Wednesday, December 14, 2005


Sorry I missed Monday's entry but a cold came along and took me away to far realms of fever, chills and pain. At my age, some of these colds that come along really hammer me. I told my wife I can understand, if a mere cold can do this to me, how disease can kill, because the body is powerless in the grip of such things. Even cold medicines didn't help much to alleviate the symptoms of this monster cold.


The sophisticated discrimination of observation demonstrated by Richard Dawkins in the following passage from my current reading is precisely why I enjoy reading science. Granted the subtlety of observation demonstrated by a truly masterful creative writer is also awesome, but scientific clarity gets us much closer to a grasp on the realities of the natural world. Now there I go, dismissing my own fields of study in English and Creative Writing when I truly know that emotional realities are quite adequately revealed by good creative writing in a way that no psychological text can do it, that is until the advent of evolutionary psychology.

I also note that I didn't write the page or pages down upon which these paragraphs appear, but they're from THE ANCESTOR'S TALE.

[Open quote.] And now, an important afterthought on evolutionary trees, drawing in lessons from Eve's Tale and the Neanderthal's Tale. We might call it the gibbon's decline and fall of the species tree. We normally assume that we can draw a single evolutionary tree for a set of species. But Eve's Tale told us that different parts of DNA (and thus different parts of an organism) can have different trees. I think this poses an inherent problem with the very idea of species trees. Species are composites of DNA from many different sources. As we saw in Eve's Tale and reiterated in the Neanderthal's Tale, each gene, in fact each DNA letter, takes its own path through history. Each piece of DNA, and each aspect of an organism, can have a different evolutionary tree.

An example of this comes up every day, but familiarity leads us to overlook its message. A Martian taxonomist shown only the genitals of a male human, a female human, and a male gibbon would have no hesitation in classifying the two males as more closely related to each other than either is to the female. Indeed, the gene determining maleness (called SRY has never been in a female body, at least since long before we and the gibbons diverged. Traditionally, morphologists plead a special case for sexual characteristics, to avoid 'nonsensical' classifications. But identical problems arise elsewhere. We saw it previously with ABO blood groups, in Eve's Tale. My B-group gene relates me more closely to a B-group chimpanzee than an A-group human. And it is not just sex genes or blood groups, but all genes and characteristics which are susceptible to this effect, under certain circumstances. The majority of both molecular and morphological characteristics show chimps as our closest relatives. But a sizeable minority show that gorillas are instead, or that chimps are most closely related to gorillas and both are equally close to humans.

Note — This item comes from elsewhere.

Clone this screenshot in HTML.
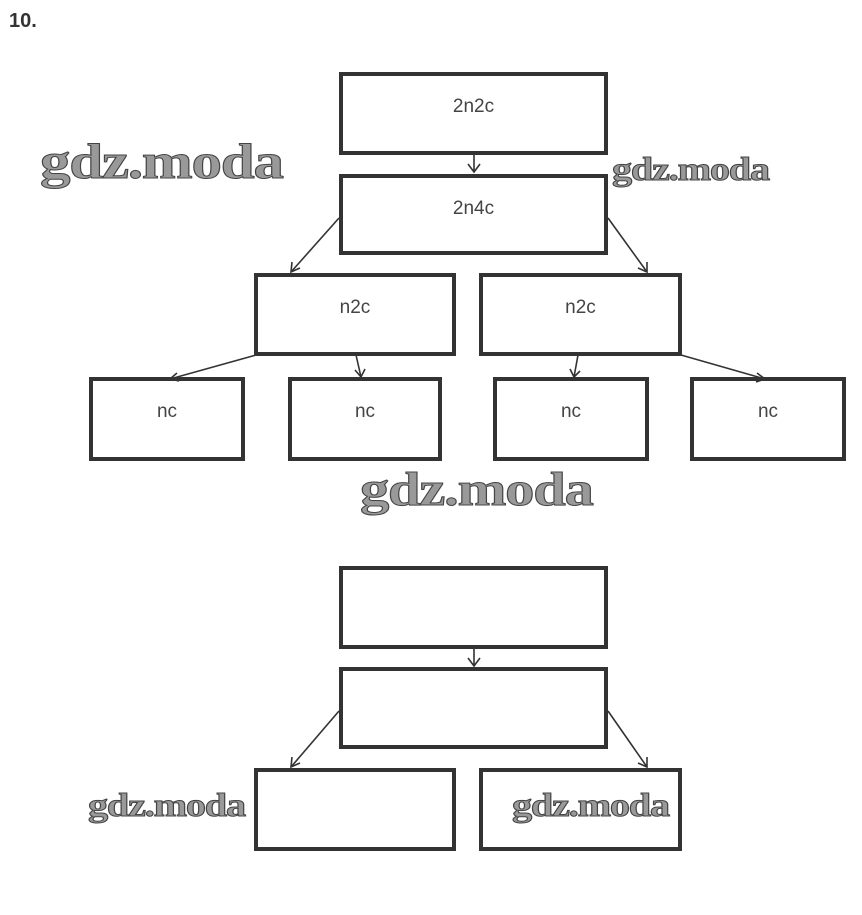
<!DOCTYPE html>
<html><head><meta charset="utf-8"><style>
body{margin:0;width:862px;height:915px;background:#fff;position:relative;overflow:hidden;font-family:"Liberation Sans",sans-serif}
.b{position:absolute;border:4px solid #333;box-sizing:border-box;text-align:center;color:#444;font-size:19px;padding-top:20px}
.w{position:absolute;font-family:"Liberation Serif",serif;font-weight:bold;color:#999;-webkit-text-stroke:1px #444;letter-spacing:-1px;white-space:nowrap;transform-origin:0 0;transform:scaleX(1.22)}
</style></head><body>
<div style="position:absolute;left:9px;top:10px;font-weight:bold;font-size:20px;color:#333">10.</div>
<div class="b" style="left:339px;top:72px;width:269px;height:83px">2n2c</div>
<div class="b" style="left:339px;top:174px;width:269px;height:81px">2n4c</div>
<div class="b" style="left:254px;top:273px;width:202px;height:83px">n2c</div>
<div class="b" style="left:479px;top:273px;width:203px;height:83px">n2c</div>
<div class="b" style="left:89px;top:377px;width:156px;height:84px">nc</div>
<div class="b" style="left:288px;top:377px;width:154px;height:84px">nc</div>
<div class="b" style="left:493px;top:377px;width:156px;height:84px">nc</div>
<div class="b" style="left:690px;top:377px;width:156px;height:84px">nc</div>
<div class="b" style="left:339px;top:566px;width:269px;height:83px"></div>
<div class="b" style="left:339px;top:667px;width:269px;height:82px"></div>
<div class="b" style="left:254px;top:768px;width:202px;height:83px"></div>
<div class="b" style="left:479px;top:768px;width:203px;height:83px"></div>
<svg width="862" height="915" style="position:absolute;left:0;top:0" fill="none" stroke="#333" stroke-width="1.6">
<g>
<path d="M474 155V172M468 164L474 172L480 164"/>
<path d="M339 218L291 272M292 262L291 272L300 268"/>
<path d="M608 218L647 272M638 268L647 272L647 262"/>
<path d="M256 355L170 379M177 373L170 379L179 381"/>
<path d="M356 355L361 377M355 370L361 377L365 369"/>
<path d="M578 355L574 377M570 369L574 377L580 371"/>
<path d="M681 355L765 379M757 373L765 379L756 382"/>
<path d="M474 649V666M468 658L474 666L480 658"/>
<path d="M339 711L291 767M292 757L291 767L300 763"/>
<path d="M608 711L647 767M638 763L647 767L647 757"/>
</g></svg>
<div class="w" style="left:40px;top:132px;font-size:50px">gdz.moda</div>
<div class="w" style="left:612px;top:152px;font-size:33px">gdz.moda</div>
<div class="w" style="left:360px;top:462px;font-size:48px">gdz.moda</div>
<div class="w" style="left:88px;top:788px;font-size:33px">gdz.moda</div>
<div class="w" style="left:512px;top:788px;font-size:33px">gdz.moda</div>
</body></html>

This should not surprise us. Different genes are inherited through different routes. The population ancestral to all three species will have been diverse—each gene having many different lineages. It is quite possible for a gene in humans and gorillas to be descended from one lineage, while in chimps it is descended from a more distantly related one. A11 that is needed is for anciently diverged genetic lineages to continue through to the chimp-human split so humans can descend from one and chimps from another.

So we have to admit that a single tree is not the whole story. Species trees can be drawn, but they must be considered a simplified summary of a multitude of gene trees. I can imagine interpreting a species tree in two different ways. The first is the conventional genealogical interpretation. One species is the closest relative of another if, out of all the species considered, it shares the most recent common genealogical ancestor. The second is, I suspect, the way of the future. A species tree can be seen as depicting the relationships among a democratic majority of the genome. It represents the result of a 'majority vote' among gene trees.

The democratic idea—the genetic vote—is the one that I prefer. In this book, all relationships between species should be interpreted in this way. All the phylogenetic trees I present should be viewed in this spirit of genetic democracy, from the relationships between apes to the relationships between the animals, plants, fungi and bacteria. [Close quote.]